Azteca Chinese offers two distinct cuisines: Mexican street food and Americanized Chinese standards, and never the twain doth meet, except for in the decor where lacquered Chinese landscapes mingle with a shrine to the Divine Baby Jesus (looking freakin’ resplendent in a pink gown with gold brocade, might I add). But amidst the anti-climax of Tenochtitlan meets Nanjing, you’ll find some fantastic Mexican street food and decent Chinese (which the Mexican chef says he learned in LA).

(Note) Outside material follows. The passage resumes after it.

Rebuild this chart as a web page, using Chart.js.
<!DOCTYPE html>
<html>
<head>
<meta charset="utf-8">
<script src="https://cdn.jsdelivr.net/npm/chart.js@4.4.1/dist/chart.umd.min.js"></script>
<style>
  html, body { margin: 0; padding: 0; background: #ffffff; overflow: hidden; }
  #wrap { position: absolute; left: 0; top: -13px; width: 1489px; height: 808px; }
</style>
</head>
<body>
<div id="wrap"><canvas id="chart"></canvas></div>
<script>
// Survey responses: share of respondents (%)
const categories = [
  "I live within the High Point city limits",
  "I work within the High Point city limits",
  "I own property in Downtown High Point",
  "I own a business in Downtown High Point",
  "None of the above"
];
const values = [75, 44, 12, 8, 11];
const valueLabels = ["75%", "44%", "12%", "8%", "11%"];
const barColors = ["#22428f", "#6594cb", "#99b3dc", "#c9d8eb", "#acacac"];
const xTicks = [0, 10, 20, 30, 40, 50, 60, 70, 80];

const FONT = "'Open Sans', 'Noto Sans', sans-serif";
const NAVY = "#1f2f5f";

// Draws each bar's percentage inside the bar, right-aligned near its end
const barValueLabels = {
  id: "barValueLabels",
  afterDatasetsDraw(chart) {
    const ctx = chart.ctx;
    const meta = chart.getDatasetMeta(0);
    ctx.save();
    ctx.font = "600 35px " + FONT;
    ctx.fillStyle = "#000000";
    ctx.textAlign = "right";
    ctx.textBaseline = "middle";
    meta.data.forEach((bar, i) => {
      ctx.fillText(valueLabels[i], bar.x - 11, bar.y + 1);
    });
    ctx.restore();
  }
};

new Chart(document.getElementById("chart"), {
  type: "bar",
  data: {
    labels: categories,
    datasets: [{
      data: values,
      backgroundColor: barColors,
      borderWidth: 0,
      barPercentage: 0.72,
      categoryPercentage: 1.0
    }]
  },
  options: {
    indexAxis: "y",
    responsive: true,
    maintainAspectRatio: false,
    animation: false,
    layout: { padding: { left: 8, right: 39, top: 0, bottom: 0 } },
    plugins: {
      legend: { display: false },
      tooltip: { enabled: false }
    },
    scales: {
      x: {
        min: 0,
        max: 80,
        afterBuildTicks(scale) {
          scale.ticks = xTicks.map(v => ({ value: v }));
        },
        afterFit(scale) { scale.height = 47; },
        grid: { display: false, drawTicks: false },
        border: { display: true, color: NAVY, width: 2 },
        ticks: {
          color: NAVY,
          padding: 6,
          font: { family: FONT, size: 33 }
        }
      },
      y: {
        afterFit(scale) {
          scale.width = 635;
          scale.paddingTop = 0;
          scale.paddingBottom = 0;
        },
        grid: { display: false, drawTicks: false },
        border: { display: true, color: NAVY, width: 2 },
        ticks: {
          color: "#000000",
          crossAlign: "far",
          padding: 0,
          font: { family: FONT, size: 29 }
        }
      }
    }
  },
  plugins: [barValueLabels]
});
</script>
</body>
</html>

Let’s cut to the chase here. Azteca Chinese is a dive, a slice of Mexico, and not muy linda and romanticized Mexico, but working class Mexico. The tiny interior is plain, a pale pink stucco half-heartedly decorated with plastic flowers, a wide-screen TV tuned to telenovelas and well-worn Chinese kitsch. But this here is why I love living in Albuquerque. There is no pretension, nothing slick, nothing drained by American
I’ve already mentioned the great tacos—probably because I have a bee in my taco bonnet in general, a position on tacos that I share far and wide (and it’s really the main reason I wanted this food writing gig so I can pound the rostrum re: gentrification of tacos). So thank God that Azteca Chinese’s taco of spicy grilled meat, onions, cilantro, lime and selection of salsas (here a flavorful salsa verde and fiery red chili salsa) on a warm corn tortilla, is firmly in the authentic camp. They don’t even succumb to the flavor-sucking iceberg lettuce and washed-out tomatoes that adulterate the tacos of some other taquerias in town. Add another 50 cents for carnitas and the more exotic varieties (lengua, buche, tripitas).
If you want to try something different, but not that different, the longaniza (spiced sausage) tacos are fantastic.

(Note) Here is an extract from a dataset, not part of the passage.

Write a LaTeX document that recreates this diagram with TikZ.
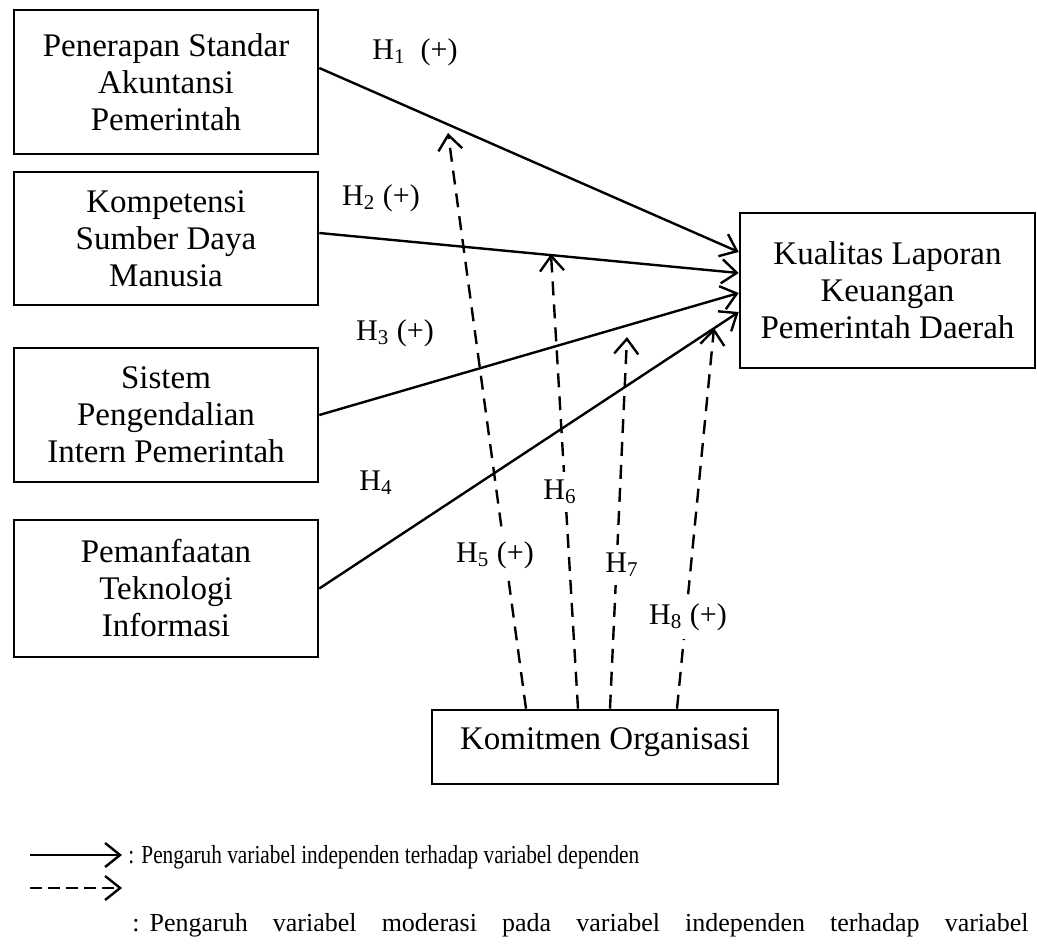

You also can’t go wrong with the burro for $5.50. Stuffed with tender grilled carne asada, beans, rice, guacamole, pico de gallo and served with two salsas, this sizeable, flavor-saturated burrito is the real deal emulated by the Chipotle franchise (where it’s more expensive.)

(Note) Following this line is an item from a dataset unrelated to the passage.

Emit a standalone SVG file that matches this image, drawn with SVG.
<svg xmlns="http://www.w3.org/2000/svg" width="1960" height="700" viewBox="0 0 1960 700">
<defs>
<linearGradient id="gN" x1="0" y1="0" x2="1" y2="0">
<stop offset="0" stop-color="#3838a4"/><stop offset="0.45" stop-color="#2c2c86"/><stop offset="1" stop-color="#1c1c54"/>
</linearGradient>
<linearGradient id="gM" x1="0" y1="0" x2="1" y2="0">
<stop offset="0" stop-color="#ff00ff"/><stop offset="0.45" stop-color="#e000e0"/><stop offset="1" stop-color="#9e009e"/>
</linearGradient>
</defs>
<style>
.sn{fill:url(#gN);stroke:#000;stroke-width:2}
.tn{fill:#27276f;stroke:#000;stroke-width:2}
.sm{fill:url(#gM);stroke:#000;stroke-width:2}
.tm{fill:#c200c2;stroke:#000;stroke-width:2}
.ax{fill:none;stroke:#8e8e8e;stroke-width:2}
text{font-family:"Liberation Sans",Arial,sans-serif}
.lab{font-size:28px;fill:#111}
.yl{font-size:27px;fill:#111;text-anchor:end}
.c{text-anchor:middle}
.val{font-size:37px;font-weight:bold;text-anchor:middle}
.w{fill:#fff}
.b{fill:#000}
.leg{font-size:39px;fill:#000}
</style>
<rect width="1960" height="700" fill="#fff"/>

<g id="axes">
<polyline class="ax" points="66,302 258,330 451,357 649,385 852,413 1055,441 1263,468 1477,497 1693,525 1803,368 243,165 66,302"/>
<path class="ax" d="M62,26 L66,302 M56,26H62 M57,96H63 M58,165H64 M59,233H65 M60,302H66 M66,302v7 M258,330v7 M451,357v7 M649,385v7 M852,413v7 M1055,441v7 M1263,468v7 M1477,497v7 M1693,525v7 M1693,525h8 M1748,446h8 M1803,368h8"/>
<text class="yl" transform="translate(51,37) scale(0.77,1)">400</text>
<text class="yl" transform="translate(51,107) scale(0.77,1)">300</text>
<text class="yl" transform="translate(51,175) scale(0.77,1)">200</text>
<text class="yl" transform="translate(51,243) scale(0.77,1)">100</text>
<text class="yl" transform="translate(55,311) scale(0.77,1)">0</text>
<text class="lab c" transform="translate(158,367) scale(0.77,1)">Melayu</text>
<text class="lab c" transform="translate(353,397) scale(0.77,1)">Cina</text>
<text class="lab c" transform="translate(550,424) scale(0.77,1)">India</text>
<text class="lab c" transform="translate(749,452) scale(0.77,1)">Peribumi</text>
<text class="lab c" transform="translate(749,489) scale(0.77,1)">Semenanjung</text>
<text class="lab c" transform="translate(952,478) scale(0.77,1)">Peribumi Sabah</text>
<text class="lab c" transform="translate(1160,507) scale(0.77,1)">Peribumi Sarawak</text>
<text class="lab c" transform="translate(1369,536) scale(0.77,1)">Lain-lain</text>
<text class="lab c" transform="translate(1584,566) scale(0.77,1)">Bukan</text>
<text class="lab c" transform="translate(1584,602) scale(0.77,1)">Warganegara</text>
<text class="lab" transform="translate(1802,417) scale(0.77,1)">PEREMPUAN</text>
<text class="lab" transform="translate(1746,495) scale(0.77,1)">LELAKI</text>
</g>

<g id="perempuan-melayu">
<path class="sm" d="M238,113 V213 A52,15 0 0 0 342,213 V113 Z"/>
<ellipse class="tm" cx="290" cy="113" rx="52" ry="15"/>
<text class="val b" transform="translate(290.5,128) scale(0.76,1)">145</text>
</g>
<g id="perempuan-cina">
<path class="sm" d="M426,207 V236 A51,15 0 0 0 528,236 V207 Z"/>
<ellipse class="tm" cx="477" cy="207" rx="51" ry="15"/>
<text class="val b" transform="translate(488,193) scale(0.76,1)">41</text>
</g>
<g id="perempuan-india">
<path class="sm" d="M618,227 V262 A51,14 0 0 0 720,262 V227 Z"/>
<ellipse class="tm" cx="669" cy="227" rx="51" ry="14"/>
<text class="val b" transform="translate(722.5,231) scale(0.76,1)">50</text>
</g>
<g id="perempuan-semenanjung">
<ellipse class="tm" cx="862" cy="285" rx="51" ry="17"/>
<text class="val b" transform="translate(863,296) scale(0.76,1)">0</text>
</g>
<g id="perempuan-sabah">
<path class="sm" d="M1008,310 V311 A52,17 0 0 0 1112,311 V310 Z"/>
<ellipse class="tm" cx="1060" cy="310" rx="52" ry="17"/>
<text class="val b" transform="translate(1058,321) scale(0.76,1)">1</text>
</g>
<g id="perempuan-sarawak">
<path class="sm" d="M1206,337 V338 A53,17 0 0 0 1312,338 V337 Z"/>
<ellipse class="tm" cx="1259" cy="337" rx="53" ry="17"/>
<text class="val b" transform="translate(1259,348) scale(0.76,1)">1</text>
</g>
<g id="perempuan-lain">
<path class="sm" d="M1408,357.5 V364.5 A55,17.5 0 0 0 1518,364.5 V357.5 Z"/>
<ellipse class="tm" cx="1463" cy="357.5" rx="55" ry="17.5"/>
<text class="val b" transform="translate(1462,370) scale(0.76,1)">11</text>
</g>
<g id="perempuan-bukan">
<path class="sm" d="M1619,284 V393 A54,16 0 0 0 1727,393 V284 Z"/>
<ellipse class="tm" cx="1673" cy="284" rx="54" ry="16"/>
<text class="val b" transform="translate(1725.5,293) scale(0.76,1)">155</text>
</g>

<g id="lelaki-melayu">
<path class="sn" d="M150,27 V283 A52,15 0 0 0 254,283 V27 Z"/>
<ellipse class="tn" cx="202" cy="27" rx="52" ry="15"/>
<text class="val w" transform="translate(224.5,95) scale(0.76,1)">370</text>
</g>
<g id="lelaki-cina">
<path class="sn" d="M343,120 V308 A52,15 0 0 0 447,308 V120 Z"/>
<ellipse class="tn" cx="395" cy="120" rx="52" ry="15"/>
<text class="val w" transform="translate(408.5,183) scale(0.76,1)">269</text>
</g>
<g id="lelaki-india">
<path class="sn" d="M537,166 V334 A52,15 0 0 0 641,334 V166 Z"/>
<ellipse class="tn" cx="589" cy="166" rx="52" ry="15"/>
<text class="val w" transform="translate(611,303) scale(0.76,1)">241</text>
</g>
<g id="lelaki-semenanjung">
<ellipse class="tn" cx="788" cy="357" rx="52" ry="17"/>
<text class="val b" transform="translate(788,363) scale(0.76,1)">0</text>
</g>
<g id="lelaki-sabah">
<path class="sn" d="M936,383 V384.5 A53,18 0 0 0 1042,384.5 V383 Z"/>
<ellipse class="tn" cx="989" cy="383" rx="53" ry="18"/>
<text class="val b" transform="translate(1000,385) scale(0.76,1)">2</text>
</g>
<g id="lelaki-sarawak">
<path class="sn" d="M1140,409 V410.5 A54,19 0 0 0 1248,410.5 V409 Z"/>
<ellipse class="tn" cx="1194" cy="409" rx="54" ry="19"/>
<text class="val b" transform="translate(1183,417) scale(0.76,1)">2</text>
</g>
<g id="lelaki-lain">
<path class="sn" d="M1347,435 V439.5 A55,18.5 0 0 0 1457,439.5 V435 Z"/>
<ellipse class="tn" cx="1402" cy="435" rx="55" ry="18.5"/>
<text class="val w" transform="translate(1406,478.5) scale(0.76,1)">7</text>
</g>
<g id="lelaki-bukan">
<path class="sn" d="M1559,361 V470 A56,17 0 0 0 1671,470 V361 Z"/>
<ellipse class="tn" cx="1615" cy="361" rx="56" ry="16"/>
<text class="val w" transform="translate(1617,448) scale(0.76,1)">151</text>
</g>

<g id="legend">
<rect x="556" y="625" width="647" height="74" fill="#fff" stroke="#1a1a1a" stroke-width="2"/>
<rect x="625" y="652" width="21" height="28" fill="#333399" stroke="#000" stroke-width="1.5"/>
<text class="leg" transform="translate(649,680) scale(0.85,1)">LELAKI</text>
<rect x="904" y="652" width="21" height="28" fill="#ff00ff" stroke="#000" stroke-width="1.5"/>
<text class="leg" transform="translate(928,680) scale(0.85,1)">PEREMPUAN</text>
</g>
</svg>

The torta Cubano ($8) is maybe where the Mexican street food jumps the shark—a big, hot democratico pile of various meats and dressings on a toasted bun. I won’t say it’s not tasty (after you remove the salchichas, which sounds delicious but is indeed a quartered hot dog), but I will say it’s not going to make you feel good about yourself after—the torta includes carnitas, bacon, pinto beans, guacamole, queso freso, a slice of bologna, a hot dog, tomato, lettuce, melted cheese, pico de gallo and salsas on the side.
As for the Chinese food, I’ll sum it up this way—there is nothing particularly bold nor offensive here. It’s not gourmet Chinese (nor would you expect it to be at $6.79 a combo plate), but it’s good for what it is. The orange chicken, with a very faint almost elusive orange flavor, gets props for not being coated in that wretched Fanta-orange cornstarch glaze. All of the vegetables are still crunchy and the chicken dishes perfectly cooked, bulls-eye moist and crisp. My favorites were the Kung Pao chicken (zucchini, red pepper, peanuts) and Szechuan chicken (onions and matchstick carrots) for their generous inclusion of fresh vegetables. The chow mein noodles are the weakest link, nothing but pasta in a light teriyaki-esque sauce.
A caveat on the Chinese food—if the guy who knows how to do Chinese is gone, it’s off the menu for the day. If you’re set on Chinese, you might want to call ahead.
As for me, I will come here just to eat carne burritos and 99 cent tacos while ogling the snowy Sandias. If a friend orders Chinese, all the better. Let those two glorious empires conjoin at our humble table. Let the comity of nations reign. It will be anticlimactic, but sometimes the climax just turns out to be hype anyway.